Болезнь деда выявилась случайно и сразу на поздней стадии, незадолго до переезда Алисы в Омск, поэтому жить она стала именно с отцовскими родителями. Сначала от нее, по обыкновению, все скрывали, но потом, уже когда дед лег на первую операцию, скрывать было бесполезно. Алиса помнила, хоть ей и было прекрасно известно, что четвертая стадия рака – диагноз смертельный, новость эту она серьезно не восприняла. Ее дед не мог ничем болеть, а тем более – умирать, казалось ей, он ведь такой высокий, такой красивый, такой молодой, и никогда даже не простывал по-крупному, и рак – это вообще не про него. Алиса продолжала жить, как жила – немного училась, больше веселилась с друзьями. Дед не остался прежним после операции, что-то в нем уже тогда непоправимо сломалось, хотя результаты лечения и были неплохими в его случае, и он прожил еще два года после этого, но он стал похожим на склеенную чашку после падения. Чашка вроде та же, но склейка бросается в глаза. Пропала его фирменная стать, под грузом болезни сгорбились плечи, интересы сомкнулись на телевизоре, а все далекие-красивые страны остались где-то далеко, в здоровой молодости.
Однажды, в начале сентября позапрошлого года, Алиса ехала на учебу, автобус медленно двигался в пробке, отъезжая от очередной остановки, и она, обняв сумку с тетрадками, прислонилась к заднему стеклу, лениво разглядывая людей на улице. На остановке, позади остальных людей, стоял дед, раз в месяц он ездил на осмотры в онкодиспансер и сейчас, видимо, ждал своего 43 автобуса, автобуса смертников, как шутя называл он его, потому что это был единственный маршрут, на котором можно было доехать туда без пересадок. Дед стоял в сторонке от всех людей, и чему-то еле заметно улыбался, может, вспоминал что-то хорошее, на нем была убогая пенсионерская курточка и белая фуражка, в которой он любил ходить на даче, и он казался вдвое ниже и вдвое старше, чем обычно. И тогда Алиса впервые поняла, что дед – пожилой человек, и что он болеет, и что он умрет, а она – выросла, и нет больше той маленькой девочки-самолета, и нет высохшего фонтана в яблоневом цвете, и нет того ослепительно красивого мужчины, гордо идущего к трапу, есть только взрослая девушка и больной старик, и их время заканчивается.
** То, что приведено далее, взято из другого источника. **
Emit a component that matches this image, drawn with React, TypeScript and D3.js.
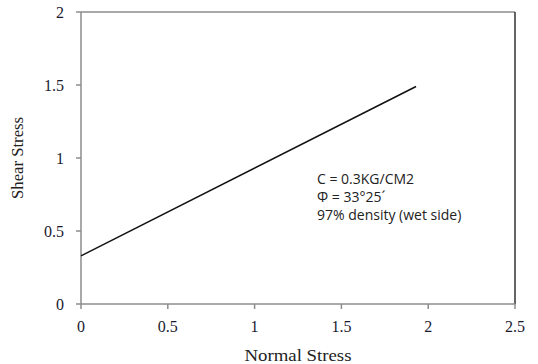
import * as d3 from "d3";

// ── Data ──────────────────────────────────────────────────────────────────────

const normalStress = [0, 1.93];
const shearStress = [0.33, 1.49];
const xTicks = [0, 0.5, 1, 1.5, 2, 2.5];
const yTicks = [0, 0.5, 1, 1.5, 2];
const noteLines = ["C = 0.3KG/CM2", "Φ = 33°25´", "97% density (wet side)"];

// ── Layout ────────────────────────────────────────────────────────────────────

const W = 538;
const H = 364;
const m = { left: 81, top: 12, right: 23, bottom: 60 };

export default function App() {
  const x = d3.scaleLinear().domain([0, 2.5]).range([m.left, W - m.right]);
  const y = d3.scaleLinear().domain([0, 2]).range([H - m.bottom, m.top]);

  const pts = normalStress.map((v, i) => [v, shearStress[i]] as [number, number]);
  const line = d3
    .line<[number, number]>()
    .x((d) => x(d[0]))
    .y((d) => y(d[1]));

  const serif = "'Liberation Serif', 'Times New Roman', serif";
  const axisColor = "#8c8c8c";

  return (
    <svg
      width={W}
      height={H}
      style={{ position: "absolute", left: 0, top: 0, background: "#fff" }}
    >
      {/* frame */}
      <line x1={x(0)} x2={x(2.5)} y1={y(2)} y2={y(2)} stroke={axisColor} strokeWidth={1.5} />
      <line x1={x(2.5)} x2={x(2.5)} y1={y(2)} y2={y(0)} stroke="#333" strokeWidth={1.5} />

      {/* y axis */}
      <line x1={x(0)} x2={x(0)} y1={y(0)} y2={y(2)} stroke={axisColor} strokeWidth={1.5} />
      {yTicks.map((t) => (
        <g key={"y" + t}>
          <line x1={x(0) - 5} x2={x(0)} y1={y(t)} y2={y(t)} stroke={axisColor} strokeWidth={1.5} />
          <text
            x={x(0) - 17}
            y={y(t)}
            dy="0.35em"
            textAnchor="end"
            fontFamily={serif}
            fontSize={16}
            fill="#1a1a2e"
          >
            {t}
          </text>
        </g>
      ))}

      {/* x axis */}
      <line x1={x(0)} x2={x(2.5)} y1={y(0)} y2={y(0)} stroke={axisColor} strokeWidth={1.5} />
      {xTicks.map((t) => (
        <g key={"x" + t}>
          <line x1={x(t)} x2={x(t)} y1={y(0)} y2={y(0) + 5} stroke={axisColor} strokeWidth={1.5} />
          <text
            x={x(t)}
            y={y(0) + 28}
            textAnchor="middle"
            fontFamily={serif}
            fontSize={16}
            fill="#1a1a2e"
          >
            {t}
          </text>
        </g>
      ))}

      {/* fitted line */}
      <path d={line(pts) ?? ""} fill="none" stroke="#111" strokeWidth={1.5} />

      {/* annotation */}
      {noteLines.map((s, i) => (
        <text
          key={s}
          x={317}
          y={184 + i * 18}
          fontFamily="'Open Sans', 'Liberation Sans', sans-serif"
          fontSize={14}
          fill="#222"
        >
          {s}
        </text>
      ))}

      {/* axis titles */}
      <text
        x={(x(0) + x(2.5)) / 2}
        y={H - 3}
        textAnchor="middle"
        fontFamily={serif}
        fontSize={17}
        textLength={107}
        lengthAdjust="spacingAndGlyphs"
        fill="#222"
      >
        Normal Stress
      </text>
      <text
        transform={`translate(23, ${(y(0) + y(2)) / 2}) rotate(-90)`}
        textAnchor="middle"
        fontFamily={serif}
        fontSize={16}
        textLength={82}
        lengthAdjust="spacingAndGlyphs"
        fill="#222"
      >
        Shear Stress
      </text>
    </svg>
  );
}
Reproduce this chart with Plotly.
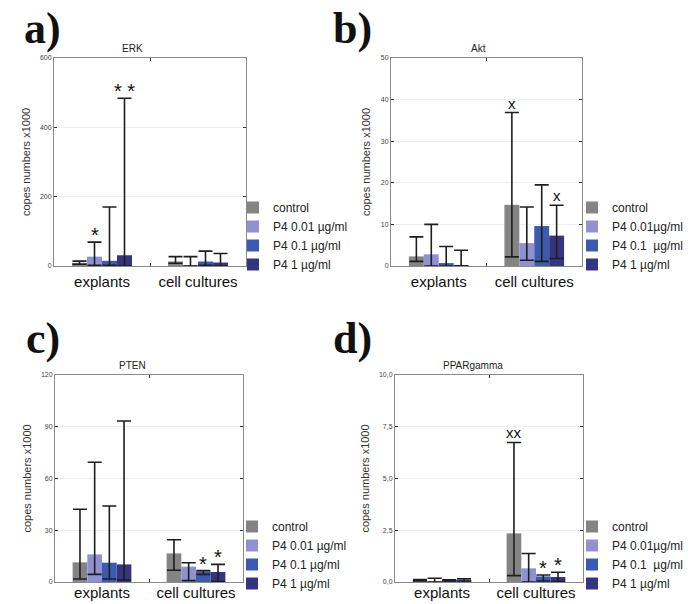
import plotly.graph_objects as go

categories = ['explants', 'cell cultures']
colors = ['#848484', '#9191d2', '#3c5bb0', '#34347f']

names_ac = ['control', 'P4 0.01 µg/ml', 'P4 0.1 µg/ml', 'P4 1 µg/ml']
names_bd = ['control', 'P4 0.01µg/ml', 'P4 0.1  µg/ml', 'P4 1 µg/ml']

# rows = series (control, 0.01, 0.1, 1), columns = categories
erk_val = [[9, 13], [27, 2], [15, 13], [31, 10]]
erk_low = [[5, 8], [2, 0], [2, 2], [0, 0]]
erk_high = [[14, 27], [69, 27], [170, 43], [484, 36]]
erk_ticks = [0, 200, 400, 600]
erk_marks = [(0, 1, '*'), (0, 3, '* *')]

akt_val = [[2.3, 14.7], [2.8, 5.5], [0.7, 9.6], [0.2, 7.3]]
akt_low = [[1.1, 2.2], [0, 1.4], [0, 1.1], [0, 1.8]]
akt_high = [[7.0, 36.9], [10.0, 14.2], [4.7, 19.5], [3.8, 14.6]]
akt_ticks = [0, 10, 20, 30, 40, 50]
akt_marks = [(1, 0, 'x'), (1, 3, 'x')]

pten_val = [[11.4, 16.6], [16, 8.9], [11.2, 6.2], [10.2, 5.8]]
pten_low = [[1.7, 6.8], [4.4, 0.8], [1.7, 4.4], [1.2, 0.2]]
pten_high = [[42.2, 24.5], [69.4, 11.2], [44.1, 6.6], [93.3, 10.2]]
pten_ticks = [0, 30, 60, 90, 120]
pten_marks = [(1, 2, '*'), (1, 3, '*')]

ppar_val = [[0.1, 2.35], [0.03, 0.66], [0.1, 0.27], [0.05, 0.24]]
ppar_low = [[0.05, 0.31], [0, 0], [0.05, 0.05], [0, 0.02]]
ppar_high = [[0.12, 6.74], [0.18, 1.38], [0.11, 0.34], [0.15, 0.47]]
ppar_ticks = [0, 2.5, 5, 7.5, 10]
ppar_ticktext = ['0,0', '2,5', '5,0', '7,5', '10,0']
ppar_marks = [(1, 0, 'xx'), (1, 2, '*'), (1, 3, '*')]

W, H = 692, 604
bargap = 0.375
bar_w = (1 - bargap) / 4

panels = [
    dict(title='ERK', letter='a)', val=erk_val, low=erk_low, high=erk_high,
         ticks=erk_ticks, ticktext=None, marks=erk_marks, names=names_ac,
         box=(54, 246, 58, 266), title_dx=-18, lab_off=2,
         letter_xy=(22, 29), leg=(233, 279)),
    dict(title='Akt', letter='b)', val=akt_val, low=akt_low, high=akt_high,
         ticks=akt_ticks, ticktext=None, marks=akt_marks, names=names_bd,
         box=(391, 582, 58, 266), title_dx=-8, lab_off=2,
         letter_xy=(331, 29), leg=(572, 279)),
    dict(title='PTEN', letter='c)', val=pten_val, low=pten_low, high=pten_high,
         ticks=pten_ticks, ticktext=None, marks=pten_marks, names=names_ac,
         box=(55, 243, 375, 582), title_dx=-17, lab_off=-3,
         letter_xy=(24, 338), leg=(232, 598)),
    dict(title='PPARgamma', letter='d)', val=ppar_val, low=ppar_low, high=ppar_high,
         ticks=ppar_ticks, ticktext=ppar_ticktext, marks=ppar_marks, names=names_bd,
         box=(395, 583, 375, 582), title_dx=-16, lab_off=-3,
         letter_xy=(331, 338), leg=(572, 598)),
]

fig = go.Figure()
layout = {}
annotations = []

for k, p in enumerate(panels):
    sfx = '' if k == 0 else str(k + 1)
    for i in range(4):
        val = p['val'][i]
        fig.add_trace(go.Bar(
            x=categories, y=val, name=p['names'][i],
            marker=dict(color=colors[i], line=dict(width=0)),
            error_y=dict(type='data', symmetric=False,
                         array=[h - v for h, v in zip(p['high'][i], val)],
                         arrayminus=[v - l for v, l in zip(val, p['low'][i])],
                         color='#1e1e1e', thickness=1.6, width=7),
            offsetgroup=str(i),
            xaxis='x' + sfx, yaxis='y' + sfx, legend='legend' + sfx,
        ))

    x0, x1, y0, y1 = p['box']
    layout['xaxis' + sfx] = dict(
        domain=[x0 / W, x1 / W], anchor='y' + sfx,
        range=[-0.5, 1.5], showgrid=False,
        showline=True, linecolor='#8a8a8a', linewidth=1, mirror='ticks',
        ticks='inside', tickson='boundaries', ticklen=3, tickcolor='#333',
        tickfont=dict(size=15, color='#111'), ticklabelstandoff=p['lab_off'],
    )
    yax = dict(
        domain=[1 - y1 / H, 1 - y0 / H], anchor='x' + sfx,
        range=[0, p['ticks'][-1]], tickvals=p['ticks'],
        showline=True, linecolor='#8a8a8a', linewidth=1, mirror='ticks',
        ticks='inside', ticklen=3, tickcolor='#333',
        tickfont=dict(size=7, color='#444'),
        showgrid=True, gridcolor='#eeeeee', zeroline=False,
        title=dict(text='copes numbers x1000', font=dict(size=11, color='#333'),
                   standoff=7),
        automargin=False,
    )
    if p['ticktext']:
        yax['ticktext'] = p['ticktext']
    layout['yaxis' + sfx] = yax

    lx, ly = p['leg']
    layout['legend' + sfx] = dict(
        x=lx / W, y=1 - ly / H, xanchor='left', yanchor='bottom',
        bgcolor='rgba(0,0,0,0)', tracegroupgap=0,
        font=dict(size=12, color='#222'),
    )

    annotations.append(dict(
        text=p['title'], xref='x' + sfx + ' domain', yref='y' + sfx + ' domain',
        x=0.5, y=1, yanchor='bottom', xshift=p['title_dx'], yshift=2,
        showarrow=False, font=dict(size=10, color='#222'),
    ))
    lxp, lyp = p['letter_xy']
    annotations.append(dict(
        text='<b>' + p['letter'] + '</b>', xref='paper', yref='paper',
        x=lxp / W, y=1 - lyp / H, xanchor='left', yanchor='middle',
        showarrow=False,
        font=dict(size=44, family='Liberation Serif', color='#111'),
    ))
    for c, s, label in p['marks']:
        star = '*' in label
        annotations.append(dict(
            text=label, xref='x' + sfx, yref='y' + sfx,
            x=c + (s - 1.5) * bar_w, y=p['high'][s][c],
            yanchor='bottom', yshift=-6 if star else -1, showarrow=False,
            font=dict(size=20 if star else 15, color='#111'),
        ))

fig.update_layout(
    **layout,
    annotations=annotations,
    barmode='group', bargap=bargap, bargroupgap=0,
    width=W, height=H, margin=dict(l=0, r=0, t=0, b=0),
    paper_bgcolor='white', plot_bgcolor='white',
    font=dict(family='Liberation Sans', color='#222'),
)

# the page body has a default 8px margin; drop it so the figure sits at 0,0
fig.write_html('out.html', config={'displayModeBar': False},
               post_script="document.body.style.margin='0';")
В сердце защемило, и на глаза навернулись слезы от этого внезапного осознания, и она дотронулась до стекла, словно хотела протянуть к нему руку – сквозь стекло, сквозь года, к нему, к своему детству, но автобус медленно отъезжал, а дед оставался позади, так и не увидев Алисы.
Но это откровение не сделало их ближе. Алиса не помнила, в какой момент своей жизни она разучилась говорить «я тебя люблю» своим самым близким людям. Наверное, еще в Сургуте? Или при первом переезде в Сургут? Скорлупа сломалась, но что-то в ней замкнулось при этом, и слова эти, самые важные слова, слова, способные все изменить, не просто застревали где-то в горле, они застревали где-то еще раньше, еще на этапе складывания букв. Маленькая Алиса могла бесконечно посылать эти сигналы в пустоту вокруг себя, большая же упорно молчала там, где нужно было говорить. Дед не узнал об их встрече. Никто не узнал. В декабре того же года дед умер.
– В последние полгода его жизни я заходила к ним с бабушкой очень редко, хотя жили они совсем недалеко, – продолжала Алиса, катая восковой шарик в ладони, – там, у них, было так тоскливо, так грустно, что я просто не могла… В сентябре его должны были положить на повторную операцию, но состояние резко ухудшилось, и ее отменили за ненадобностью. Мы все знали, что он вряд ли доживет до конца года. Последний раз я видела его в ноябре, он был уже плохой, весь высохший, мучился от болей… Я побыла совсем чуть-чуть, подержала за руку… Я не знала, что нужно говорить в таких случаях…
– А ты думаешь, кто-то знает? – спросил Капуста, мягко забирая у нее восковой шарик из руки.
– Надо говорить про то, что ты любишь, что ты помнишь, что ты ценишь, – возразил Вадим.